The technological glitch that caused Knight Capital to lose $440 million through erroneous trades on Wednesday morning has passed, but analysis of the disruption is only beginning.
Coming on the heels of a host of other recent financial-market woes – spanning an array of names such as JPMorgan, Nasdaq, Facebook, Bats, Barclays, Peregrine, and MF Global – the Knight breakdown arguably has come under extra scrutiny.
Knight, an electronic market maker based in Jersey city, New Jersey, has said Wednesday’s trading debacle, which caused erroneous trades in about 140 stocks, stemmed from an installation of new trading software. As was the case in the much broader ‘flash crash’ of May 6, 2010, market participants noted that the high-speed nature of trading may not have caused the problem, but it at least fed into the problem after it started.
“The rapid implementation of automated execution algos has skewed the markets from a point of relative balance to an overstretched position that carries significant tail risk,” said Karim Taleb, principal at investment manager Robust Methods. “The cost of otherwise small technical glitches has become disproportionately large hence, and constitutes a significant financial risk for investors and the capital markets.”
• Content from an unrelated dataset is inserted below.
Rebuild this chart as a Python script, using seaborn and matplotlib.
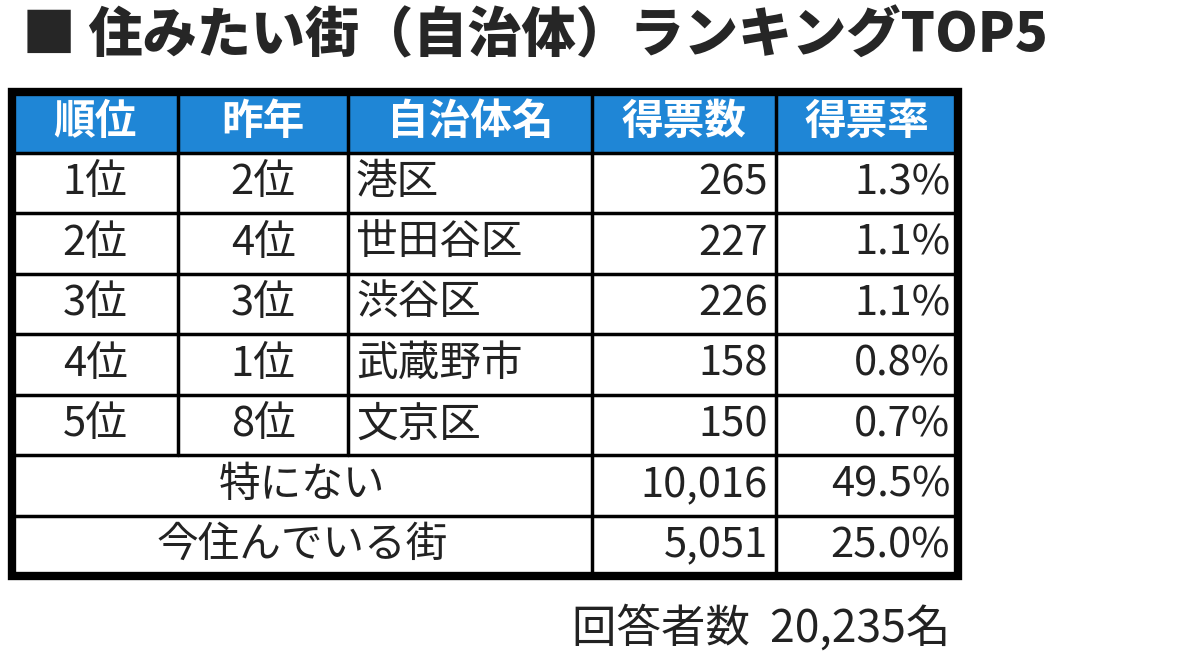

“The Knight situation is a warning flag pointing to an overly permissive market microstructure which cannot absorb small technical issues, and highlights a pressing need for restoring price quality and market robustness,” Taleb told Markets Media.
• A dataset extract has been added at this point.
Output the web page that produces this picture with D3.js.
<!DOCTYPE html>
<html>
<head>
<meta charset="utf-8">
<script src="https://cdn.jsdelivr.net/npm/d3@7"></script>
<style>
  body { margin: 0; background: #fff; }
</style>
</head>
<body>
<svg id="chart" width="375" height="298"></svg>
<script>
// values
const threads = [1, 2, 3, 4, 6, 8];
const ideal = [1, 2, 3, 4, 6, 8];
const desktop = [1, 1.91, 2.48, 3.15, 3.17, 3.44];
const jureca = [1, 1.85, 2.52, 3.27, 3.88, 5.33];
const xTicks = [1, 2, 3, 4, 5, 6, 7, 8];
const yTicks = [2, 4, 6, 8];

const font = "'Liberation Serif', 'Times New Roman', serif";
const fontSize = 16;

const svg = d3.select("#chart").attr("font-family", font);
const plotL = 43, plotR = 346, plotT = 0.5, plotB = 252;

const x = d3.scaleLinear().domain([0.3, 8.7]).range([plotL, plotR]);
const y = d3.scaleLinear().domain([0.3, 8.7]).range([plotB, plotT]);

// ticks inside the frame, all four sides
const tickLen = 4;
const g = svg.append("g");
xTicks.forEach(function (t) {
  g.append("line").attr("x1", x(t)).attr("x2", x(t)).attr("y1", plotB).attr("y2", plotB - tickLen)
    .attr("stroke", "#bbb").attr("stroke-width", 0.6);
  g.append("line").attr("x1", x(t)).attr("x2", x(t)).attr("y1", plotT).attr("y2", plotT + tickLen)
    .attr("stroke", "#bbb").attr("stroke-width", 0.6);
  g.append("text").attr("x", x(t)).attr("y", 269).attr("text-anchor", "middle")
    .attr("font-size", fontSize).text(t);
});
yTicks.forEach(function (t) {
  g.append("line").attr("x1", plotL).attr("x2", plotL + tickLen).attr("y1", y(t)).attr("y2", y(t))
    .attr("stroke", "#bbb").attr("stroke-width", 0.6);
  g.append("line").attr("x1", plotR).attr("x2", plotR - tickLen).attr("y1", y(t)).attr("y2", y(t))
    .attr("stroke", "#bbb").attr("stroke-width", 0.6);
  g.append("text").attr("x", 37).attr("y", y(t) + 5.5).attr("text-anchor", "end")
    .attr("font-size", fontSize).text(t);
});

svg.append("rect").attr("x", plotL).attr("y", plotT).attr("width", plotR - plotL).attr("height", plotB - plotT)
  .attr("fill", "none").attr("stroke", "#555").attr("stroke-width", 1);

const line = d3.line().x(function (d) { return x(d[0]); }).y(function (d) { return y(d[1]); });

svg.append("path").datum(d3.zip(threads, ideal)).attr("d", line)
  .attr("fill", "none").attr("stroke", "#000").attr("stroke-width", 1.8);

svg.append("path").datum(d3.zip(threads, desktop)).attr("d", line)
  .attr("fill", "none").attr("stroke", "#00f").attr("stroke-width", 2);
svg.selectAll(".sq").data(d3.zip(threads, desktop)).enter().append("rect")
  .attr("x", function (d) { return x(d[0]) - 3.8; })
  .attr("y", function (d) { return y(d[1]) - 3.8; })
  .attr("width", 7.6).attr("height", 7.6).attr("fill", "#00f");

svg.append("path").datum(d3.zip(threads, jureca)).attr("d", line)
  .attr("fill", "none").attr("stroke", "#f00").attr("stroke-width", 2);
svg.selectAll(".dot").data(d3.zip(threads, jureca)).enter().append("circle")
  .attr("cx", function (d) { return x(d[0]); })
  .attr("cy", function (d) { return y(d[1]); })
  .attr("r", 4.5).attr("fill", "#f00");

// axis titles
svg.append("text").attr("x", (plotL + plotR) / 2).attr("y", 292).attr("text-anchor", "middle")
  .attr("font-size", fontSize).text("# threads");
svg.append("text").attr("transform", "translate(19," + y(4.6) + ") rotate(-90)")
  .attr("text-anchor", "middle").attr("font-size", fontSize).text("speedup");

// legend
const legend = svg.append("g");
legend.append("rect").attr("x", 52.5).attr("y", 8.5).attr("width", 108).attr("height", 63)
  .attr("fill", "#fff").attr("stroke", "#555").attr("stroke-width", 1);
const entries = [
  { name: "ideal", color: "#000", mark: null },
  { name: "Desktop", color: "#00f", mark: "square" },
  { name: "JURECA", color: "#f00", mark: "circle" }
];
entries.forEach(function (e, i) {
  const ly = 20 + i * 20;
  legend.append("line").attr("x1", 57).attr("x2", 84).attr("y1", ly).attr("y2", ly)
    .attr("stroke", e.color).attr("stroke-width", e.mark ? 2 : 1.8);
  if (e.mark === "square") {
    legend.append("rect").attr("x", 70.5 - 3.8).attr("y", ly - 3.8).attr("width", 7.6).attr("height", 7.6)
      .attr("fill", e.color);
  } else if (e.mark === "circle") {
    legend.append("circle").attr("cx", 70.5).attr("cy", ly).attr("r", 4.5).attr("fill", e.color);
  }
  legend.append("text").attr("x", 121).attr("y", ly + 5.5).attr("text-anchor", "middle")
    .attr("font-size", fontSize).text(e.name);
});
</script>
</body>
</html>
Flexible and configurable algorithms and software are less risky than “hard-coded” mechanisms, according to Cyborg Trading Systems.
"The lesson (of Knight) is a reaffirmation of the importance behind multi-layered risk monitoring and system control,” said James McInnes, chief executive of Cyborg. “It is important to have independent risk controls at the algo level, product level and account level.”
“At the very core of mission-critical software is the concept of fault intolerance,” McInnes continued. “This means that the system will shut down if some operating characteristic exceeds its nominal performance envelope. External fail-over mechanisms may then be tripped, but the flawed system is no longer allowed to continue operation."
Consistent pre- and post-trade risk controls to limit the number of filled contracts and monitoring order-flow profiles can help prevent future trading snafus, according to Steve Woodyatt, chief executive of trading-services firm Object Trading. Additionally, basic trading-system stop-loss protections would limit the damage of a continuously errant system crossing the spread.
“Machines only do what the human trading-system developer tells it to do, which appears to be, in this case, to cross the spread,” Woodyatt said.
Added Taleb, “the lesson is that the current market microstructure needs to be tightened somewhat by including minimum quotations resting times and minimum order execution time-buffers to limit and slow down any damage that would result from future glitches.”